Exercise requirements:
Begin at the first line of the data and copy each line through the one containing "import * as d3 from 'd3';", that line included, with no pictures.

Available data:
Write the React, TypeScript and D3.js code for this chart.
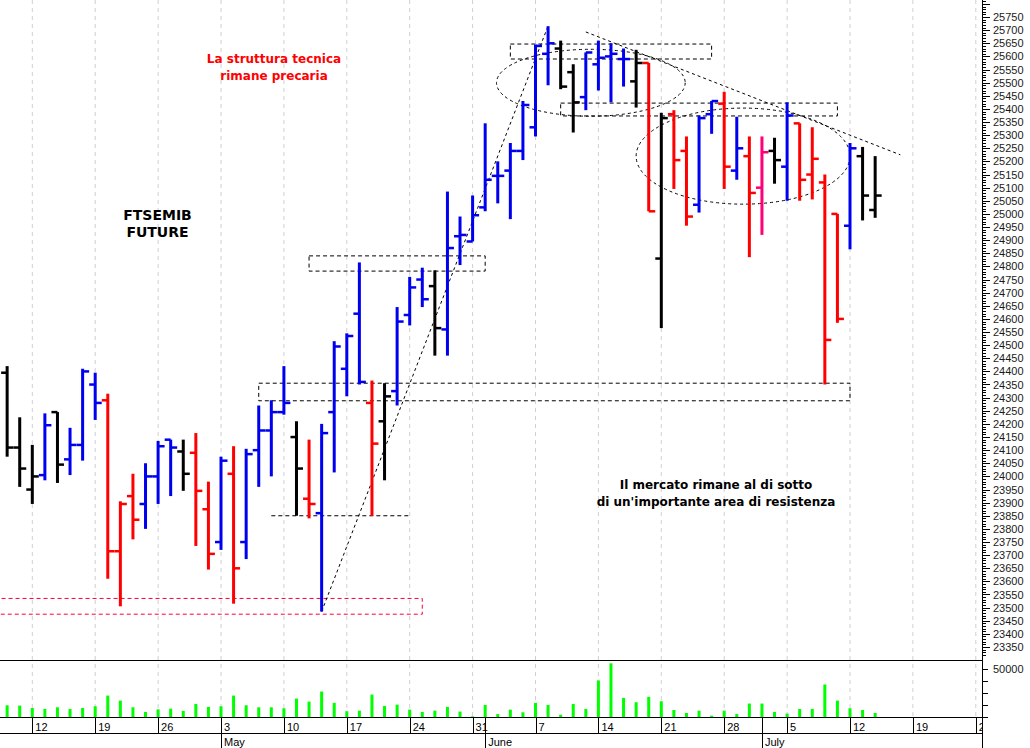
import React from 'react';
import * as d3 from 'd3';

// daily OHLC, FTSEMIB future, from Thu 8 Apr 2021 (index 0) to Wed 14 Jul 2021
const opens = [24395, 24110, 23950, 24005, 24245, 24065, 24120, 24350, 24290, 23715,
  23925, 23895, 24000, 24140, 24095, 24090, 23875, 23750, 24010, 23750,
  24100, 24175, 24245, 24150, 23915, 23860, 24245, 24410, 24620, 24280,
  24210, 24325, 24615, 24750, 24725, 24560, 24915, 24895, 25025, 25145,
  25165, 25240, 25330, 25610, 25630, 25540, 25445, 25570, 25600, 25590,
  25505, 25575, 24830, 25380, 25240, 25035, 25380, 25420, 25165, 25220,
  25100, 25240, 25180, 25345, 25150, 25120, 25000, 24955, 25220, 25015];
const highs = [24420, 24225, 24120, 24240, 24245, 24185, 24410, 24395, 24315, 23905,
  24010, 24050, 24135, 24140, 24140, 24165, 23980, 24075, 24115, 24105,
  24270, 24290, 24420, 24210, 24140, 24200, 24515, 24545, 24815, 24365,
  24355, 24645, 24760, 24795, 24785, 25085, 24990, 25070, 25345, 25200,
  25270, 25430, 25645, 25715, 25660, 25570, 25615, 25660, 25650, 25630,
  25625, 25575, 25385, 25395, 25295, 25375, 25430, 25465, 25370, 25295,
  25295, 25290, 25425, 25345, 25330, 25150, 25000, 25270, 25255, 25220];
const lows = [24075, 23960, 23895, 23985, 23975, 24005, 24060, 24215, 23610, 23505,
  23760, 23800, 23895, 23925, 23945, 23735, 23645, 23720, 23515, 23685,
  23960, 24000, 24235, 23850, 23840, 23485, 24015, 24305, 24350, 23850,
  23985, 24270, 24575, 24645, 24460, 24460, 24805, 24895, 25010, 25040,
  24980, 25205, 25295, 25490, 25475, 25310, 25395, 25470, 25425, 25485,
  25405, 25010, 24565, 25095, 24955, 25005, 25305, 25095, 25130, 24835,
  24920, 25115, 25050, 25050, 25055, 24350, 24585, 24865, 24975, 24985];
const closes = [24110, 24030, 24000, 24195, 24045, 24120, 24400, 24280, 23715, 23895,
  23835, 24000, 24115, 24110, 24010, 23945, 23705, 24060, 23650, 24085,
  24175, 24245, 24280, 24030, 23895, 24165, 24495, 24535, 24360, 24125,
  24305, 24590, 24720, 24675, 24565, 24870, 24920, 24995, 25130, 25145,
  25240, 25415, 25640, 25650, 25485, 25425, 25615, 25595, 25610, 25590,
  25575, 25010, 25365, 25205, 24990, 25365, 25430, 25180, 25250, 25080,
  25235, 25205, 25375, 25130, 25210, 24520, 24600, 25250, 25070, 25070];
// k = black, b = blue, r = red, p = pink
const barColors = ['k', 'k', 'k', 'b', 'k', 'b', 'b', 'b', 'r', 'r',
  'r', 'b', 'b', 'b', 'k', 'r', 'r', 'b', 'r', 'b',
  'b', 'b', 'b', 'k', 'r', 'b', 'b', 'b', 'b', 'r',
  'k', 'b', 'b', 'b', 'k', 'b', 'b', 'b', 'b', 'b',
  'b', 'b', 'b', 'b', 'k', 'k', 'b', 'b', 'b', 'b',
  'k', 'r', 'k', 'r', 'r', 'b', 'b', 'r', 'b', 'r',
  'p', 'k', 'b', 'r', 'r', 'r', 'r', 'b', 'k', 'k'];
const volumes = [12200, 11900, 9400, 8400, 10100, 8400, 9400, 11200, 22300, 17100,
  10100, 5200, 8000, 8700, 6300, 13600, 10500, 11200, 22300, 12200,
  10100, 10100, 9100, 19200, 16000, 26500, 14700, 6000, 6600, 23400,
  11500, 12900, 7700, 5200, 6600, 10500, 5600, 700, 12600, 3100,
  7700, 4900, 14700, 12600, 2400, 13600, 8400, 38100, 55900, 19900,
  15400, 21000, 16400, 7300, 4200, 6600, 1400, 6600, 3100, 14000,
  14000, 5200, 3500, 8400, 8400, 33900, 17100, 9100, 7300, 4200];

const weekLabels = ['12', '19', '26', '3', '10', '17', '24', '31', '7', '14', '21', '28', '5', '12', '19', '26'];
const weekIndex = [2, 7, 12, 17, 22, 27, 32, 37, 42, 47, 52, 57, 62, 67, 72, 77];
const monthLabels = ['May', 'June', 'July'];
const monthIndex = [17, 38, 60];

// annotations in data units: [fromIndex, toIndex, lowPrice, highPrice]
const boxes = [[40, 56, 25590, 25647], [44, 66, 25373, 25422], [24, 38, 24782, 24840], [20, 67, 24288, 24355]];
const redBox = [-1, 33, 23475, 23535];
const supportLine = [21, 32, 23850];
const trendLines = [[25, 23485, 43, 25716], [46, 25693, 71, 25225]];
const ellipses = [[38.9, 53.9, 25372, 25627], [50, 67, 25037, 25403]];

const colorOf: Record<string, string> = { k: '#000000', b: '#0000f0', r: '#ff0000', p: '#ff0077' };

const W = 1030;
const H = 748;
const axisX = 982;
const paneBottom = 660.5;
const volBase = 717;
const rowLine = 733;

export default function App() {
  const x = d3.scaleLinear().domain([2, 67]).range([32.3, 850]);
  const y = d3.scaleLinear().domain([23350, 25750]).range([647, 17]);
  const yv = d3.scaleLinear().domain([0, 50000]).range([volBase, 669]);

  const priceTicks = d3.range(23300, 25830, 10).filter(v => y(v) >= 0 && y(v) <= paneBottom - 4);
  const priceLabels = d3.range(23350, 25751, 50);
  const volTicks = d3.range(0, 50001, 12500);
  const axisFont = "'Liberation Sans', Arial, sans-serif";
  const noteFont = "'DejaVu Sans', Verdana, sans-serif";

  return (
    <svg width={W} height={H} style={{ position: 'absolute', left: 0, top: 0, background: '#fff' }}>
      <defs>
        <clipPath id="plot"><rect x={0} y={0} width={axisX} height={paneBottom} /></clipPath>
        <clipPath id="dates"><rect x={0} y={volBase} width={axisX} height={H - volBase} /></clipPath>
      </defs>

      {/* weekly grid */}
      {weekIndex.map((d, i) => (
        x(d) < axisX ? <line key={'g' + i} x1={x(d)} x2={x(d)} y1={0} y2={volBase} stroke="#cfcfd6" strokeDasharray="4 4" /> : null
      ))}

      {/* annotations */}
      <g clipPath="url(#plot)" fill="none" stroke="#000" strokeWidth={1}>
        {boxes.map((b, i) => (
          <rect key={'b' + i} x={x(b[0])} y={y(b[3])} width={x(b[1]) - x(b[0])} height={y(b[2]) - y(b[3])} strokeDasharray="4 3" />
        ))}
        <rect x={x(redBox[0])} y={y(redBox[3])} width={x(redBox[1]) - x(redBox[0])} height={y(redBox[2]) - y(redBox[3])}
          stroke="#ff0033" strokeDasharray="4 3" />
        <line x1={x(supportLine[0])} x2={x(supportLine[1])} y1={y(supportLine[2])} y2={y(supportLine[2])} strokeDasharray="4 3" />
        {trendLines.map((t, i) => (
          <line key={'t' + i} x1={x(t[0])} y1={y(t[1])} x2={x(t[2])} y2={y(t[3])} strokeDasharray="3 3" />
        ))}
        {ellipses.map((e, i) => (
          <ellipse key={'e' + i} cx={(x(e[0]) + x(e[1])) / 2} cy={(y(e[2]) + y(e[3])) / 2}
            rx={(x(e[1]) - x(e[0])) / 2} ry={(y(e[2]) - y(e[3])) / 2} strokeDasharray="3 3" />
        ))}
      </g>

      {/* OHLC bars */}
      <g clipPath="url(#plot)">
        {opens.map((o, i) => {
          const cx = x(i);
          const c = colorOf[barColors[i]];
          return (
            <g key={'bar' + i} fill={c}>
              <rect x={cx - 1.5} y={y(highs[i])} width={3} height={Math.max(2, y(lows[i]) - y(highs[i]))} />
              <rect x={cx - 6} y={y(o) - 1.2} width={6} height={2.5} />
              <rect x={cx} y={y(closes[i]) - 1.2} width={6.5} height={2.5} />
            </g>
          );
        })}
      </g>

      {/* volume */}
      {volumes.map((v, i) => (
        <rect key={'v' + i} x={x(i) - 1.5} y={yv(v)} width={3} height={volBase - yv(v)} fill="#00ff00" />
      ))}

      {/* frame lines */}
      <line x1={0} x2={axisX} y1={paneBottom} y2={paneBottom} stroke="#000" />
      <line x1={0} x2={axisX} y1={volBase + 0.5} y2={volBase + 0.5} stroke="#000" />
      <line x1={0} x2={axisX} y1={rowLine + 0.5} y2={rowLine + 0.5} stroke="#000" />
      <line x1={axisX + 0.5} x2={axisX + 0.5} y1={0} y2={H} stroke="#000" />

      {/* price axis */}
      {priceTicks.map(v => (
        <line key={'pt' + v} x1={axisX} x2={axisX + (v % 50 === 0 ? 8 : 4)} y1={Math.round(y(v)) + 0.5} y2={Math.round(y(v)) + 0.5} stroke="#000" />
      ))}
      {priceLabels.map(v => (
        <text key={'pl' + v} x={axisX + 11} y={y(v) + 4} fontFamily={axisFont} fontSize={11} fill="#1a1a1a">{v}</text>
      ))}

      {/* volume axis */}
      {volTicks.map(v => (
        <line key={'vt' + v} x1={axisX} x2={axisX + 6} y1={Math.round(yv(v)) + 0.5} y2={Math.round(yv(v)) + 0.5} stroke="#000" />
      ))}
      <text x={axisX + 11} y={yv(50000) + 4} fontFamily={axisFont} fontSize={11} fill="#1a1a1a">50000</text>

      {/* date axis */}
      <g clipPath="url(#dates)">
        {weekIndex.map((d, i) => (
          <g key={'w' + i}>
            <line x1={Math.round(x(d)) + 0.5} x2={Math.round(x(d)) + 0.5} y1={volBase} y2={rowLine} stroke="#000" />
            <text x={x(d) + 3} y={volBase + 13.5} fontFamily={axisFont} fontSize={11} fill="#000">{weekLabels[i]}</text>
          </g>
        ))}
        {monthIndex.map((d, i) => (
          <g key={'m' + i}>
            <line x1={Math.round(x(d)) + 0.5} x2={Math.round(x(d)) + 0.5} y1={volBase} y2={H} stroke="#000" />
            <text x={x(d) + 3} y={rowLine + 13} fontFamily={axisFont} fontSize={11} fill="#000">{monthLabels[i]}</text>
          </g>
        ))}
      </g>

      {/* notes */}
      <g fontFamily={noteFont} fontWeight="bold" textAnchor="middle">
        <text x={274} y={63} fontSize={12} fill="#ff0000">La struttura tecnica</text>
        <text x={274} y={80} fontSize={12} fill="#ff0000">rimane precaria</text>
        <text x={157.5} y={220} fontSize={14} fill="#000">FTSEMIB</text>
        <text x={157.5} y={237} fontSize={14} fill="#000">FUTURE</text>
        <text x={716} y={489} fontSize={12} fill="#000">Il mercato rimane al di sotto</text>
        <text x={716} y={506} fontSize={12} fill="#000">di un'importante area di resistenza</text>
      </g>
    </svg>
  );
}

Task response:
Write the React, TypeScript and D3.js code for this chart.
import React from 'react';
import * as d3 from 'd3';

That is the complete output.